• _Given information_:
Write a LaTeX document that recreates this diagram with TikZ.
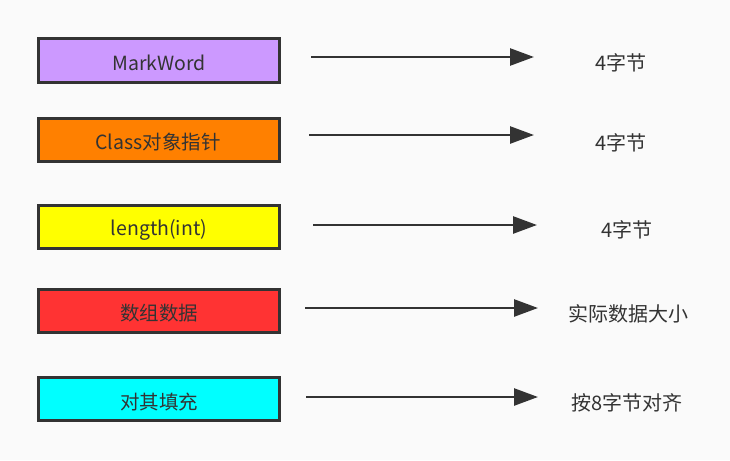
\documentclass[tikz,border=0pt]{standalone}
\usepackage{fontspec}
\setmainfont{Noto Sans CJK SC}
\usetikzlibrary{arrows.meta}
\definecolor{bg}{HTML}{FAFAFA}
\definecolor{ink}{HTML}{333333}
\definecolor{cpurple}{HTML}{CC99FF}
\definecolor{corange}{HTML}{FF8000}
\definecolor{cyellow}{HTML}{FFFF00}
\definecolor{cred}{HTML}{FF3333}
\definecolor{ccyan}{HTML}{00FFFF}
\tikzset{
  field/.style={draw=ink, line width=3pt, minimum width=241pt, minimum height=43pt, inner sep=0pt},
  fieldtext/.style={text=ink, font=\fontsize{19.5}{22}\selectfont, inner sep=0pt},
  sizelabel/.style={text=ink, font=\fontsize{20}{23}\selectfont, inner sep=0pt},
  conn/.style={draw=ink, line width=2.6pt, -{Triangle[length=24pt,width=17pt]}}
}
\begin{document}
\begin{tikzpicture}[x=1pt,y=-1pt]
\fill[bg] (0,0) rectangle (730,460);
\useasboundingbox (0,0) rectangle (730,460);
\node[field, fill=cpurple] (b1) at (159,60.5) {};
\node[field, fill=corange] (b2) at (159,139.5) {};
\node[field, fill=cyellow] (b3) at (159,226.5) {};
\node[field, fill=cred] (b4) at (159,310.5) {};
\node[field, fill=ccyan] (b5) at (159,398.5) {};
\node[fieldtext] (l1) at (159,63) {MarkWord};
\node[fieldtext] (l2) at (158,142) {Class对象指针};
\node[fieldtext] (l3) at (159,230) {length(int)};
\node[fieldtext] (l4) at (159,313) {数组数据};
\node[fieldtext] (l5) at (159,402) {对其填充};
\node[sizelabel] (t1) at (621,63) {4字节};
\node[sizelabel] (t2) at (621,143) {4字节};
\node[sizelabel] (t3) at (627,230) {4字节};
\node[sizelabel] (t4) at (628,314) {实际数据大小};
\node[sizelabel] (t5) at (627,403) {按8字节对齐};
\coordinate (s1) at (311,57); \coordinate (e1) at (534,57);
\coordinate (s2) at (309,135); \coordinate (e2) at (534,135);
\coordinate (s3) at (313,225); \coordinate (e3) at (537,225);
\coordinate (s4) at (305,308); \coordinate (e4) at (538,308);
\coordinate (s5) at (306,397); \coordinate (e5) at (538,397);
\draw[conn] (s1) -- (e1);
\draw[conn] (s2) -- (e2);
\draw[conn] (s3) -- (e3);
\draw[conn] (s4) -- (e4);
\draw[conn] (s5) -- (e5);
\end{tikzpicture}
\end{document}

• _What the task asks_:
Pictures are to be left out; repeat all the remaining data exactly.

• _Expected output_:
Write a LaTeX document that recreates this diagram with TikZ.
\documentclass[tikz,border=0pt]{standalone}
\usepackage{fontspec}
\setmainfont{Noto Sans CJK SC}
\usetikzlibrary{arrows.meta}
\definecolor{bg}{HTML}{FAFAFA}
\definecolor{ink}{HTML}{333333}
\definecolor{cpurple}{HTML}{CC99FF}
\definecolor{corange}{HTML}{FF8000}
\definecolor{cyellow}{HTML}{FFFF00}
\definecolor{cred}{HTML}{FF3333}
\definecolor{ccyan}{HTML}{00FFFF}
\tikzset{
  field/.style={draw=ink, line width=3pt, minimum width=241pt, minimum height=43pt, inner sep=0pt},
  fieldtext/.style={text=ink, font=\fontsize{19.5}{22}\selectfont, inner sep=0pt},
  sizelabel/.style={text=ink, font=\fontsize{20}{23}\selectfont, inner sep=0pt},
  conn/.style={draw=ink, line width=2.6pt, -{Triangle[length=24pt,width=17pt]}}
}
\begin{document}
\begin{tikzpicture}[x=1pt,y=-1pt]
\fill[bg] (0,0) rectangle (730,460);
\useasboundingbox (0,0) rectangle (730,460);
\node[field, fill=cpurple] (b1) at (159,60.5) {};
\node[field, fill=corange] (b2) at (159,139.5) {};
\node[field, fill=cyellow] (b3) at (159,226.5) {};
\node[field, fill=cred] (b4) at (159,310.5) {};
\node[field, fill=ccyan] (b5) at (159,398.5) {};
\node[fieldtext] (l1) at (159,63) {MarkWord};
\node[fieldtext] (l2) at (158,142) {Class对象指针};
\node[fieldtext] (l3) at (159,230) {length(int)};
\node[fieldtext] (l4) at (159,313) {数组数据};
\node[fieldtext] (l5) at (159,402) {对其填充};
\node[sizelabel] (t1) at (621,63) {4字节};
\node[sizelabel] (t2) at (621,143) {4字节};
\node[sizelabel] (t3) at (627,230) {4字节};
\node[sizelabel] (t4) at (628,314) {实际数据大小};
\node[sizelabel] (t5) at (627,403) {按8字节对齐};
\coordinate (s1) at (311,57); \coordinate (e1) at (534,57);
\coordinate (s2) at (309,135); \coordinate (e2) at (534,135);
\coordinate (s3) at (313,225); \coordinate (e3) at (537,225);
\coordinate (s4) at (305,308); \coordinate (e4) at (538,308);
\coordinate (s5) at (306,397); \coordinate (e5) at (538,397);
\draw[conn] (s1) -- (e1);
\draw[conn] (s2) -- (e2);
\draw[conn] (s3) -- (e3);
\draw[conn] (s4) -- (e4);
\draw[conn] (s5) -- (e5);
\end{tikzpicture}
\end{document}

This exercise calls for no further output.